Even in the most recent general election, pledges to retain all services at the hospital, including its emergency department, were seen as essential by the politically savvy if they were to win votes. Minister for Health James Reilly made such a pledge.
He even wrote what might have been regarded as a cheeky letter to the HSE, in advance of polling day, saying it should not withdraw any service from the hospital until after the election because if he was re-elected and got the health ministry he wanted to review the changes which were proposed.
The result was that two Fine Gael TDs – Denis Naughten and Frank Feighan –- were elected in the Roscommon-South Leitrim three-seat constituency, as was the Independent Luke “Ming” Flanagan, who reportedly told a HSE official in recent days if he were in his position he “would get a rope and hang myself”.
Despite all the protests and the now broken promises, the writing has been on the wall for the Roscommon hospital for years.
It has a 24-hour emergency department seeing about 13,000 patients a year, which is significantly fewer than other hospitals with round-the-clock emergency services. Even Ennis hospital, which lost round-the-clock emergency services in 2009, dealt with more than 14,000 emergency presentations last year.
Patients attending the emergency department in Roscommon are usually treated by junior doctors. There is no full-time consultant in emergency medicine to supervise these doctors apart from a specialist who visits from Galway one day a week. While consultant surgeons and physicians in the hospital can also tend to patients in the emergency department this is not regarded as ideal.
As far back as 2003 the then locum consultant in emergency medicine who visited the unit from Galway on Wednesdays said the service would require a big commitment in funding and staffing to bring it to an acceptable standard. It didn’t happen.
So regardless of whether the country has too many hospital emergency departments or not, Roscommon hospital has been caught in a bind. Without proper resourcing it could not meet standards acceptable to the Health Information and Quality Authority for a smaller hospital and without proper resourcing it cannot attract sufficient numbers of doctors. Like many other hospitals, it is short of junior doctors for July 11th, speeding up its demise.
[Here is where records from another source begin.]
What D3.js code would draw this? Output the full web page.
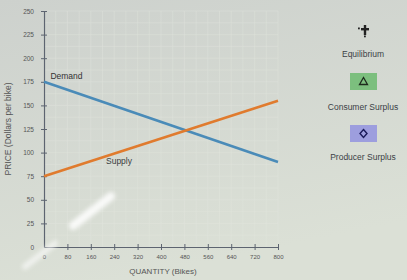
<!DOCTYPE html>
<html>
<head>
<meta charset="utf-8">
<script src="https://cdn.jsdelivr.net/npm/d3@7"></script>
<style>
  body { margin: 0; background: #d6dad4; }
  svg { display: block; font-family: "Liberation Sans", Arial, sans-serif; }
</style>
</head>
<body>
<div id="chart"></div>
<script>
// data
const quantityTicks = [0, 80, 160, 240, 320, 400, 480, 560, 640, 720, 800];
const priceTicks = [0, 25, 50, 75, 100, 125, 150, 175, 200, 225, 250];
const demandQ = [0, 800];
const demandP = [175, 90];
const supplyQ = [0, 800];
const supplyP = [75, 155];
const legendItems = ['Equilibrium', 'Consumer Surplus', 'Producer Surplus'];

const width = 407, height = 280;

const svg = d3.select('#chart')
  .append('svg')
  .attr('width', width)
  .attr('height', height);

// photo-ish background
const defs = svg.append('defs');
const bg = defs.append('linearGradient').attr('id', 'bg')
  .attr('x1', 0).attr('y1', 0).attr('x2', 0.3).attr('y2', 1);
bg.append('stop').attr('offset', 0).attr('stop-color', '#cdd1cd');
bg.append('stop').attr('offset', 1).attr('stop-color', '#dbe0d6');
defs.append('filter').attr('id', 'blur')
  .append('feGaussianBlur').attr('stdDeviation', 2);

svg.append('rect').attr('width', width).attr('height', height).attr('fill', 'url(#bg)');

const x = d3.scaleLinear().domain([0, 800]).range([44, 278]);
const y = d3.scaleLinear().domain([0, 250]).range([247, 11]);

// faint grid
const grid = svg.append('g').attr('stroke', '#e2e6df').attr('stroke-width', 0.5).attr('opacity', 0.7);
d3.range(0, 801, 40).forEach(q => {
  grid.append('line').attr('x1', x(q)).attr('x2', x(q)).attr('y1', y(0)).attr('y2', y(250));
});
d3.range(0, 251, 12.5).forEach(p => {
  grid.append('line').attr('x1', x(0)).attr('x2', x(800)).attr('y1', y(p)).attr('y2', y(p));
});

// axes
const axisColor = '#5d6470';
const xAxis = svg.append('g')
  .attr('transform', `translate(0, ${y(0)})`)
  .call(d3.axisBottom(x).tickValues(quantityTicks).tickSize(0).tickPadding(8));
xAxis.select('.domain').attr('stroke', axisColor).attr('stroke-width', 1.2);
xAxis.selectAll('.tick text').attr('fill', '#555').style('font-size', '6px').style('font-family', 'Liberation Sans');
xAxis.selectAll('.tick').filter(d => d > 0).append('line')
  .attr('y1', -3).attr('y2', 3).attr('stroke', axisColor);

const yAxis = svg.append('g')
  .attr('transform', `translate(${x(0)}, 0)`)
  .call(d3.axisLeft(y).tickValues(priceTicks).tickSize(0).tickPadding(10));
yAxis.select('.domain').attr('stroke', axisColor).attr('stroke-width', 1.2);
yAxis.selectAll('.tick text').attr('fill', '#555').style('font-size', '6.5px').style('font-family', 'Liberation Sans');
yAxis.selectAll('.tick').filter(d => d > 0).append('line')
  .attr('x1', -3).attr('x2', 3).attr('stroke', axisColor);

// axis titles
svg.append('text')
  .attr('x', x(400) + 2).attr('y', 274)
  .attr('text-anchor', 'middle')
  .attr('fill', '#555').style('font-size', '8px')
  .text('QUANTITY (Bikes)');
svg.append('text')
  .attr('transform', `translate(11, ${y(125)}) rotate(-90)`)
  .attr('text-anchor', 'middle')
  .attr('fill', '#555').style('font-size', '8.5px')
  .text('PRICE (Dollars per bike)');

// curves
const line = d3.line().x(d => x(d[0])).y(d => y(d[1]));
svg.append('path')
  .datum(d3.zip(demandQ, demandP))
  .attr('d', line)
  .attr('fill', 'none').attr('stroke', '#4a8bb8').attr('stroke-width', 2.6);
svg.append('path')
  .datum(d3.zip(supplyQ, supplyP))
  .attr('d', line)
  .attr('fill', 'none').attr('stroke', '#e07b2e').attr('stroke-width', 2.6);

svg.append('text').attr('x', x(22)).attr('y', y(178))
  .attr('fill', '#333').style('font-size', '8.5px').text('Demand');
svg.append('text').attr('x', x(212)).attr('y', y(88))
  .attr('fill', '#3a3d42').style('font-size', '8.5px').text('Supply');

// legend
const lx = 364;
const eq = svg.append('g').attr('transform', `translate(${lx + 1}, 30)`).attr('fill', '#222');
eq.append('rect').attr('x', -1.2).attr('y', -5).attr('width', 2.4).attr('height', 10);
eq.append('rect').attr('x', -4).attr('y', -2).attr('width', 8).attr('height', 2.4);
eq.append('rect').attr('x', -7).attr('y', -2.5).attr('width', 1.8).attr('height', 1.8);
eq.append('rect').attr('x', -1).attr('y', 5.5).attr('width', 1.8).attr('height', 1.8);

const legendY = [57, 110, 160];
svg.selectAll('.legend-label')
  .data(legendItems)
  .enter()
  .append('text')
  .attr('x', lx - 1).attr('y', (d, i) => legendY[i])
  .attr('text-anchor', 'middle')
  .attr('fill', '#3b3f46').style('font-size', '8.5px')
  .text(d => d);

svg.append('rect').attr('x', 350).attr('y', 73).attr('width', 27).attr('height', 17).attr('fill', '#7cbf7e');
svg.append('path').attr('d', 'M363.5,77.5 L367.5,84.5 L359.5,84.5 Z')
  .attr('fill', 'none').attr('stroke', '#1d2b1d').attr('stroke-width', 1.3);
svg.append('rect').attr('x', 350).attr('y', 125).attr('width', 27).attr('height', 17).attr('fill', '#9d9ede');
svg.append('path').attr('d', 'M363.5,129.5 L367,133.5 L363.5,137.5 L360,133.5 Z')
  .attr('fill', 'none').attr('stroke', '#1a1a5a').attr('stroke-width', 1.4);

// glare streaks from the photo
const glare = svg.append('g').attr('filter', 'url(#blur)').attr('fill', '#ffffff').attr('opacity', 0.85);
glare.append('rect').attr('x', -28).attr('y', -4).attr('width', 56).attr('height', 8).attr('rx', 4)
  .attr('transform', 'translate(92, 211) rotate(-38)');
glare.append('rect').attr('x', -22).attr('y', -3).attr('width', 44).attr('height', 6).attr('rx', 3)
  .attr('transform', 'translate(40, 255) rotate(-38)').attr('opacity', 0.7);
</script>
</body>
</html>
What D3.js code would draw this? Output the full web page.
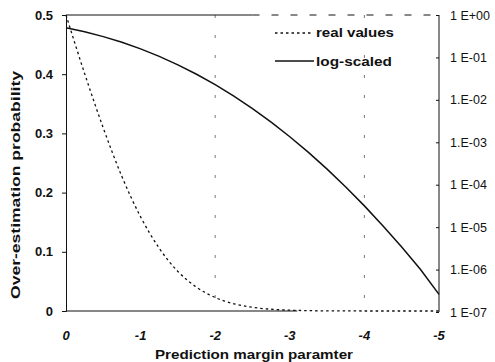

Most people now accept their chances of a better outcome are increased if seen at a hospital which deals with large volumes of patients. The HSE has been saying this for years. Yet it has gone about preparing the ground for the closure of the emergency department at Roscommon hospital in a hurried and ham-fisted way. It has learned nothing from reconfiguration in the northeast but would do well to remember what happens those who fail to prepare.
It has also claimed for days no decision had been made on the emergency department’s future in Roscommon when this clearly was not the case. How can the public put its trust in the changes they now propose when they refuse to be upfront with the people?